The patent for Pfizer's Lipitor, a cholesterol treatment that was once the world's best-selling drug, expired in November 2011. Cheaper generics hit the market soon after, which sharply reduced spending on treatments in 2012.
"The move towards lower-cost generic alternatives has had a tremendous impact," said Sharon Frazee, vice president research and analytics at Express Scripts.
In commercial insurance plans, the average price of medicine for high cholesterol fell nearly 10 percent to $47.87 for a 30-day supply in 2012.
Express Scripts processed 1.4 billion prescriptions in 2012, including for Medicare insurance for elderly people and Medicaid for the poor and disabled. It prepares separate reports for those sectors.
The company said this was the first decrease in commercial insurance prescription spending for the most common drugs since 1993, when it began collecting data.

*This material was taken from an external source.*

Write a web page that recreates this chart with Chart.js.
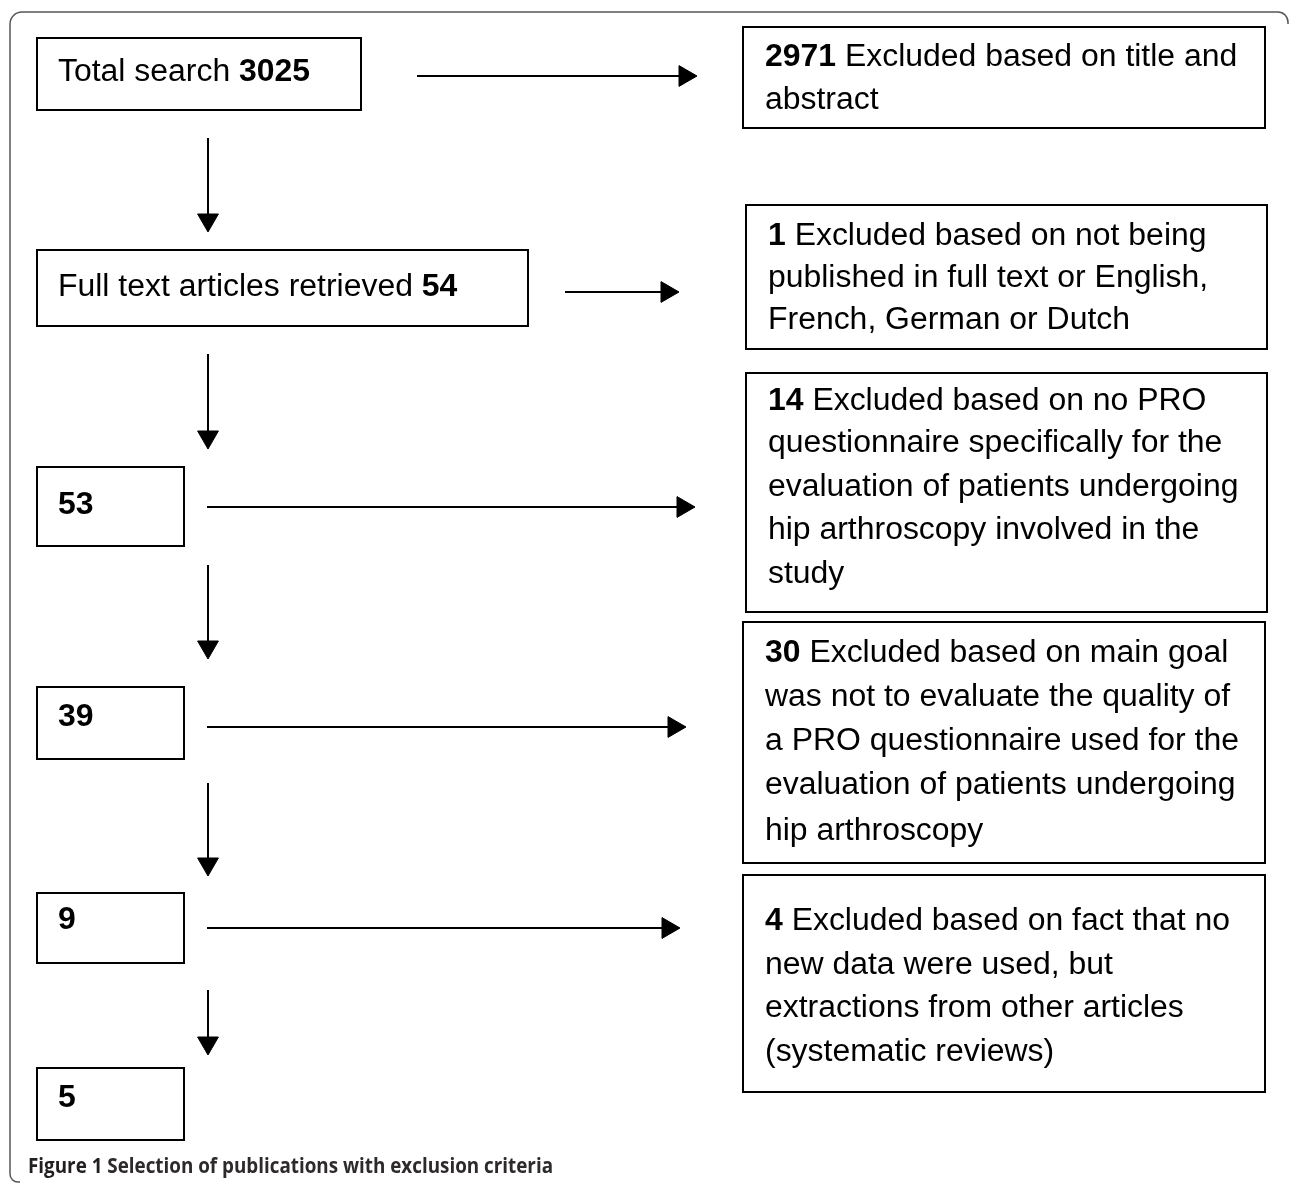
<!DOCTYPE html>
<html>
<head>
<meta charset="utf-8">
<title>Selection of publications with exclusion criteria</title>
<script src="https://cdn.jsdelivr.net/npm/chart.js@4.4.1/dist/chart.umd.min.js"></script>
<style>
  html, body { margin: 0; padding: 0; background: #fff; }
  canvas { display: block; }
</style>
</head>
<body>
<canvas id="flowChart" width="1290" height="1183"></canvas>
<script>
// --- data ---
const stepLabels = ['Total search', 'Full text articles retrieved', '', '', '', ''];
const stepCounts = [3025, 54, 53, 39, 9, 5];
const excludedCounts = [2971, 1, 14, 30, 4];
const excludedLines = [
    ['Excluded based on title and', 'abstract'],
    ['Excluded based on not being', 'published in full text or English,', 'French, German or Dutch'],
    ['Excluded based on no PRO', 'questionnaire specifically for the', 'evaluation of patients undergoing', 'hip arthroscopy involved in the', 'study'],
    ['Excluded based on main goal', 'was not to evaluate the quality of', 'a PRO questionnaire used for the', 'evaluation of patients undergoing', 'hip arthroscopy'],
    ['Excluded based on fact that no', 'new data were used, but', 'extractions from other articles', '(systematic reviews)']
];
const captionBold = 'Figure 1';
const captionText = 'Selection of publications with exclusion criteria';

// --- layout (axis units, 1 unit = 1 px) ---
const leftBoxes = [[37, 38, 361, 110], [37, 250, 528, 326], [37, 467, 184, 546], [37, 687, 184, 759], [37, 893, 184, 963], [37, 1068, 184, 1140]];
const leftTextY = [72, 287, 505, 717, 920, 1098];
const rightBoxes = [[743, 27, 1265, 128], [746, 205, 1267, 349], [746, 373, 1267, 612], [743, 622, 1265, 863], [743, 875, 1265, 1092]];
const rightTextX = [765, 768, 768, 765, 765];
const rightTextY = [[57, 100], [236, 278, 320], [401, 443, 487, 530, 574], [653, 697, 741, 785, 831], [921, 965, 1008, 1052]];
const arrowsRight = [[417, 697, 76], [565, 679, 292], [207, 695, 507], [207, 686, 727], [207, 680, 928]];
const arrowsDown = [[208, 138, 232], [208, 354, 449], [208, 565, 659], [208, 783, 876], [208, 990, 1055]];
const headR = 12;

const fontFamily = '"Liberation Sans", Arial, Helvetica, sans-serif';
const fontSize = 31;
const stretchX = 1.03;

const arrowDatasets = [];
arrowsRight.forEach(a => {
    arrowDatasets.push({
        data: [{ x: a[0], y: a[2] }, { x: a[1] - headR, y: a[2] }],
        pointRadius: [0, headR],
        pointRotation: 90
    });
});
arrowsDown.forEach(a => {
    arrowDatasets.push({
        data: [{ x: a[0], y: a[1] }, { x: a[0], y: a[2] - headR }],
        pointRadius: [0, headR],
        pointRotation: 180
    });
});
arrowDatasets.forEach(d => {
    d.showLine = true;
    d.borderColor = '#000';
    d.borderWidth = 2;
    d.pointStyle = 'triangle';
    d.pointBackgroundColor = '#000';
    d.pointBorderColor = '#000';
    d.pointBorderWidth = 1;
});

function drawRuns(ctx, runs, x, y) {
    ctx.save();
    ctx.translate(x, y);
    ctx.scale(stretchX, 1);
    let cx = 0;
    runs.forEach(r => {
        ctx.font = (r.bold ? 'bold ' : '') + fontSize + 'px ' + fontFamily;
        ctx.fillText(r.text, cx, 0);
        cx += ctx.measureText(r.text).width;
    });
    ctx.restore();
}

const flowPlugin = {
    id: 'flowBoxes',
    beforeDraw(chart) {
        const ctx = chart.ctx;
        ctx.save();
        ctx.fillStyle = '#fff';
        ctx.fillRect(0, 0, chart.width, chart.height);
        ctx.restore();
    },
    beforeDatasetsDraw(chart) {
        const ctx = chart.ctx;
        const xs = chart.scales.x, ys = chart.scales.y;
        const px = v => xs.getPixelForValue(v);
        const py = v => ys.getPixelForValue(v);

        // outer frame
        ctx.save();
        ctx.strokeStyle = '#555';
        ctx.lineWidth = 1.5;
        ctx.beginPath();
        ctx.moveTo(px(20), py(1182));
        ctx.arcTo(px(10), py(1182), px(10), py(1172), 8);
        ctx.lineTo(px(10), py(24));
        ctx.arcTo(px(10), py(12), px(22), py(12), 12);
        ctx.lineTo(px(1278), py(12));
        ctx.arcTo(px(1288), py(12), px(1288), py(22), 10);
        ctx.lineTo(px(1288), py(24));
        ctx.stroke();
        ctx.restore();

        ctx.save();
        ctx.strokeStyle = '#000';
        ctx.lineWidth = 2;
        ctx.fillStyle = '#000';
        ctx.textBaseline = 'middle';
        leftBoxes.forEach((b, i) => {
            ctx.strokeRect(px(b[0]), py(b[1]), px(b[2]) - px(b[0]), py(b[3]) - py(b[1]));
            const runs = [];
            if (stepLabels[i]) runs.push({ text: stepLabels[i] + ' ', bold: false });
            runs.push({ text: String(stepCounts[i]), bold: true });
            drawRuns(ctx, runs, px(58), py(leftTextY[i]));
        });
        rightBoxes.forEach((b, i) => {
            ctx.strokeRect(px(b[0]), py(b[1]), px(b[2]) - px(b[0]), py(b[3]) - py(b[1]));
            excludedLines[i].forEach((line, j) => {
                const runs = j === 0
                    ? [{ text: String(excludedCounts[i]), bold: true }, { text: ' ' + line, bold: false }]
                    : [{ text: line, bold: false }];
                drawRuns(ctx, runs, px(rightTextX[i]), py(rightTextY[i][j]));
            });
        });
        ctx.restore();

        // caption
        ctx.save();
        ctx.fillStyle = '#231f20';
        ctx.textBaseline = 'alphabetic';
        const capFam = '"Open Sans", "Noto Sans", sans-serif';
        const capFont = 'bold 22px ' + capFam;
        ctx.font = capFont;
        const w1 = ctx.measureText(captionBold + ' ').width;
        const w2 = ctx.measureText(captionText).width;
        const sx = 525 / (w1 + w2);
        ctx.translate(px(28), py(1173));
        ctx.scale(sx, 1);
        ctx.fillText(captionBold + ' ', 0, 0);
        ctx.fillStyle = '#2e2a2b';
        ctx.fillText(captionText, w1, 0);
        ctx.restore();
    }
};

const ctx = document.getElementById('flowChart').getContext('2d');
const flowChart = new Chart(ctx, {
    type: 'scatter',
    data: { datasets: arrowDatasets },
    options: {
        responsive: false,
        animation: false,
        events: [],
        layout: { padding: 0, autoPadding: false },
        scales: {
            x: { type: 'linear', min: 0, max: 1290, display: false },
            y: { type: 'linear', min: 0, max: 1183, reverse: true, display: false }
        },
        plugins: {
            legend: { display: false },
            tooltip: { enabled: false }
        }
    },
    plugins: [flowPlugin]
});
</script>
</body>
</html>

Spending on specialty medications, which include rheumatoid arthritis, cancer and hepatitis C drugs, rose 18.4 percent in 2012. These specialty drugs, which can cost more than $10,000 per month, accounted for 24.5 percent of the nation's total spending on prescription drugs.
Prescription drugs for diabetes accounted for the biggest share of customer outlays on any treatment class. Spending on those medicines rose 11 percent, outpacing 2011's increase of 7 percent.
Both the cost and use of diabetes drugs went up, Frazee said. About one-third of Americans are diagnosed as obese, which has led to an increase in the number of people diagnosed with diabetes.
Spending on hepatitis C increased 34 percent, more than any other type of treatment, primarily because of two new drugs that hit the market in May 2011 - Vertex Pharmaceuticals Inc's Incivek and Merck's Victrelis. Spending is due to increase 32 percent in 2013 and another 56 percent in 2014, the report said.
Prices of brand-name drugs rose 12.5 percent in 2012, according to the Express Scripts Prescription Price Index, which is based on a basket of the most highly used of those medications.